First landing of today was to Danco Island. There is a Gentoo penguin colony inhabiting the sides and the top of this round hill island. Jordi and Jeffry took most of the voyage crew for a walk up the hill to see the panoramic view and the rest stayed at the beach,enjoying the silence that was filled with surprising amount of Antarctic sound.
Firstly, the snow edge behind us was breaking up little by little. Summer is really coming: endless little streams of water were flowing from under the snow cover and dripping on the rocks. As the tide was withdrawing and the water support disappeared, the small melting ice blocks were breaking apart on the shore. The glacier on the other side of the strait was making familiar thunderous sounds, although it did not calve. Most fascinating sound however was the melting of the ice: some of the ice blocks made an eerie hissing sound, which I imagine comes from the little air bubbles within the ice, which have been under great pressure for who-knows-how-long and are now happily popping and releasing the air inside.

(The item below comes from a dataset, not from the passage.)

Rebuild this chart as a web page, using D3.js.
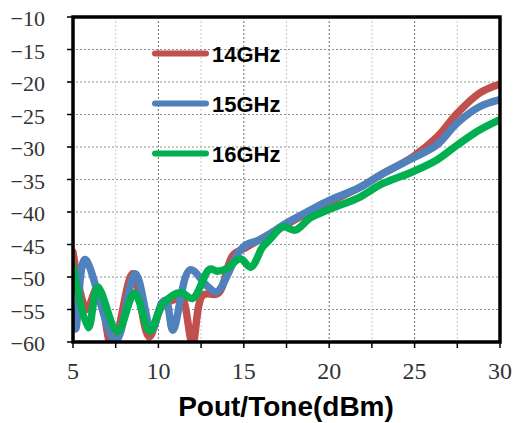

We continued our way through the scenic landscape and arrived to Neko harbour, which was breathtakingly beautiful in the afternoon sun. Calved ice bergs and smaller blocks were drifting around us. The glacier edge looked stunning and dangerous at the same time: Large cracks cut through the ice, filled with all shades of blue light. Smaller calving happened here and there causing small waves to cross the bay.
We landed on a rocky beach close to the penguin colonies and lifted all our possessions and life jackets high up on the snow in case a larger calving should cause an Antarctic ice-zunami on the beach. The rule goes: If the penguins are starting to walk away from the water, you follow the penguins because they know when to get out from the waves.
After this, the hole crew went to the top of the hill of Neko. At the picture you can see our proud crewmembers Pelle en Leander after reaching the hop.